Credit card project's milestone
( 2003-11-18 22:37) (China Daily)
Efforts should be further strengthened to beef up the development of the nation's "Golden Card'' project, according to Zhang Qi, director of the State Golden Card Project's Conciliatory and Guidance Office.
Advocated by former President Jiang Zemin, the project, which was officially launched in 1993, aims to accelerate the construction and reform of China's finance and trade by encouraging more people to use credit cards.
"We have accomplished great achievements in the past decade,'' Zhang said yesterday, which was the 10th anniversary of the golden card project.
In the banking sector, for instance, the People's Bank of China (PBOC) said 91 financial institutions in China -- four State-owned commercial banks, 10 shareholding commercial banks, one post office, 56 city commercial banks and 20 rural credit unions -- had issued 569 million bank cards by the end of June.
According to Chen Jing, director-general of the PBOC's Science and Technology Department, the value of transactions via bank cards reached 11.6 trillion yuan (US$1.39 trillion) last year, up 38 per cent over the previous 12 months.
On the other hand, the development of integrated cards (ICs) also contributed to the progression of the gold card project, said Zhang, who is also director-general of the Department of the Electronics and Information Product Administration under the Ministry of Information Industry (MII).
Due to their large storage and high security, ICs have been applied to many sectors, such as finance, trade, transportation, construction, telecommunication, social security, tax and customs.
Figures from the MII show about 1.3 billion IC cards had been issued up until the middle of this year.
"Nevertheless, there are still some problems existing that have hampered the development of the project,'' Zhang said yesterday while delivering a speech.
For example, domestic financial institutions will have to speed up the inter-linking of different bank cards to improve their services.
Currently, most card holders are only allowed to use automatic teller machines or point of sale machines provided by a specified bank.
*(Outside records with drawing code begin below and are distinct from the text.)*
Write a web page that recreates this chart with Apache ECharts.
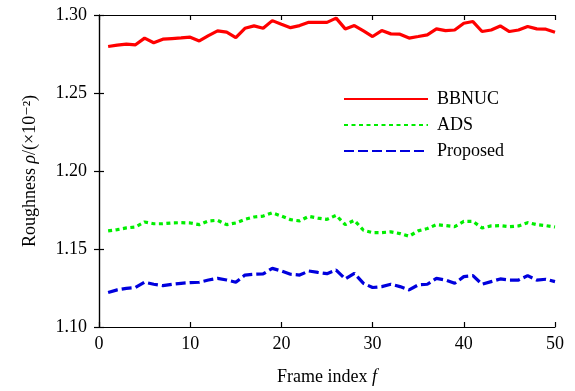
<!DOCTYPE html>
<html>
<head>
<meta charset="utf-8">
<script src="https://cdn.jsdelivr.net/npm/echarts@6/dist/echarts.min.js"></script>
<style>
  html, body { margin: 0; padding: 0; background: #fff; }
  #chart { width: 575px; height: 391px; }
</style>
</head>
<body>
<div id="chart"></div>
<script>
// frame index 1..50
const frames = []
for (let i = 1; i <= 50; i++) frames.push(i)

const bbnuc = [
  1.2798, 1.2807, 1.2813, 1.2809, 1.2852, 1.2822, 1.2845, 1.2849, 1.2853, 1.2858,
  1.2834, 1.2868, 1.2898, 1.2890, 1.2855, 1.2915, 1.2930, 1.2915, 1.2964, 1.2941,
  1.2919, 1.2932, 1.2953, 1.2953, 1.2953, 1.2980, 1.2911, 1.2932, 1.2898, 1.2862,
  1.2900, 1.2879, 1.2877, 1.2852, 1.2862, 1.2873, 1.2911, 1.2900, 1.2904, 1.2947,
  1.2958, 1.2894, 1.2904, 1.2930, 1.2894, 1.2904, 1.2926, 1.2911, 1.2909, 1.2890
]
const ads = [
  1.1616, 1.1624, 1.1635, 1.1641, 1.1673, 1.1662, 1.1662, 1.1667, 1.1669, 1.1667,
  1.1656, 1.1680, 1.1684, 1.1656, 1.1667, 1.1690, 1.1705, 1.1711, 1.1732, 1.1711,
  1.1688, 1.1680, 1.1709, 1.1698, 1.1690, 1.1716, 1.1656, 1.1684, 1.1620, 1.1605,
  1.1605, 1.1610, 1.1599, 1.1582, 1.1616, 1.1631, 1.1656, 1.1650, 1.1643, 1.1677,
  1.1677, 1.1635, 1.1648, 1.1650, 1.1643, 1.1648, 1.1669, 1.1656, 1.1650, 1.1641
]
const proposed = [
  1.1221, 1.1238, 1.1248, 1.1253, 1.1287, 1.1274, 1.1265, 1.1274, 1.1280, 1.1285,
  1.1287, 1.1301, 1.1312, 1.1301, 1.1287, 1.1333, 1.1338, 1.1340, 1.1376, 1.1359,
  1.1338, 1.1333, 1.1359, 1.1350, 1.1342, 1.1365, 1.1308, 1.1344, 1.1280, 1.1253,
  1.1259, 1.1274, 1.1259, 1.1238, 1.1270, 1.1274, 1.1312, 1.1301, 1.1280, 1.1323,
  1.1329, 1.1274, 1.1291, 1.1308, 1.1301, 1.1301, 1.1329, 1.1301, 1.1306, 1.1291
]

const xTicks = [0, 10, 20, 30, 40, 50]
const yTicks = ['1.10', '1.15', '1.20', '1.25', '1.30']

const font = '"Liberation Serif", "DejaVu Serif", serif'
const pairs = (vals) => frames.map((f, i) => [f, vals[i]])

const chart = echarts.init(document.getElementById('chart'), null, { renderer: 'canvas' })

const axisLine = { show: true, lineStyle: { color: '#000', width: 1.2 } }
const axisTick = { show: true, inside: true, length: 5, lineStyle: { color: '#000', width: 1.2 } }

const option = {
  backgroundColor: '#ffffff',
  animation: false,
  grid: { left: 99, right: 20, top: 15, bottom: 61 },
  legend: {
    orient: 'vertical',
    left: 343,
    top: 90,
    padding: 0,
    itemWidth: 84,
    itemHeight: 14,
    itemGap: 8,
    itemStyle: { opacity: 0 },
    textStyle: { fontFamily: font, fontSize: 18, color: '#000', padding: [0, 0, 0, 4] },
    data: ['BBNUC', 'ADS', 'Proposed']
  },
  xAxis: [{
    type: 'value',
    min: 0,
    max: 50,
    interval: 10,
    name: 'Frame index {i|f}',
    nameLocation: 'middle',
    nameGap: 41,
    nameTextStyle: {
      fontFamily: font, fontSize: 18, color: '#000',
      rich: { i: { fontFamily: font, fontSize: 18, fontStyle: 'italic', color: '#000' } }
    },
    axisLine,
    axisTick,
    splitLine: { show: false },
    axisLabel: { fontFamily: font, fontSize: 18, color: '#000', margin: 8,
      formatter: (v) => xTicks.includes(v) ? String(v) : '' }
  }, {
    type: 'value',
    position: 'top',
    min: 0,
    max: 50,
    interval: 10,
    axisLine,
    axisTick,
    splitLine: { show: false },
    axisLabel: { show: false }
  }],
  yAxis: [{
    type: 'value',
    min: 1.10,
    max: 1.30,
    interval: 0.05,
    name: 'Roughness {i|ρ}/(×10⁻²)',
    nameLocation: 'middle',
    nameGap: 60,
    nameRotate: 90,
    nameTextStyle: {
      fontFamily: font, fontSize: 18, color: '#000',
      rich: { i: { fontFamily: font, fontSize: 18, fontStyle: 'italic', color: '#000' } }
    },
    axisLine,
    axisTick,
    splitLine: { show: false },
    axisLabel: { fontFamily: font, fontSize: 18, color: '#000', margin: 12,
      formatter: (v) => yTicks[Math.round((v - 1.10) / 0.05)] }
  }, {
    type: 'value',
    position: 'right',
    min: 1.10,
    max: 1.30,
    interval: 0.05,
    axisLine,
    axisTick,
    splitLine: { show: false },
    axisLabel: { show: false }
  }],
  series: [
    {
      name: 'BBNUC',
      type: 'line',
      symbol: 'none',
      data: pairs(bbnuc),
      itemStyle: { color: '#ff0000' },
      lineStyle: { color: '#ff0000', width: 3.2 }
    },
    {
      name: 'ADS',
      type: 'line',
      symbol: 'none',
      data: pairs(ads),
      itemStyle: { color: '#00ee00' },
      lineStyle: { color: '#00ee00', width: 3.2, type: [4, 3.5] }
    },
    {
      name: 'Proposed',
      type: 'line',
      symbol: 'none',
      data: pairs(proposed),
      itemStyle: { color: '#0000dd' },
      lineStyle: { color: '#0000dd', width: 3.2, type: [10, 4] }
    }
  ]
}

chart.setOption(option)
</script>
</body>
</html>
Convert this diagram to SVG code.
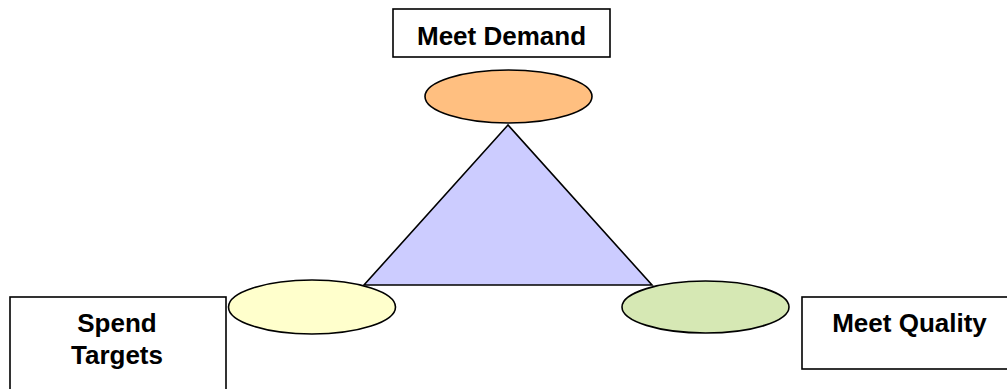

According to Zhang, factors slowing the development of the project mainly include local government's insignificant emphasis on the project, low penetration of banking cards in some areas and non-standardization within the credit market.
"We are going to work out a second 10-year plan for the project,'' Zhang said.
"Meanwhile, we will further encourage the wide use of banking cards and encourage the banking sector to adopt ICs instead of regular magnetic credit cards so information can be shared by other sectors.''
In another development, the launch of a new identification card system next year will offer a golden opportunity for ICs, Zhang said.
From 2004, China will replace the plastic identification cards presently carried by its citizens aged over 16 with ICs.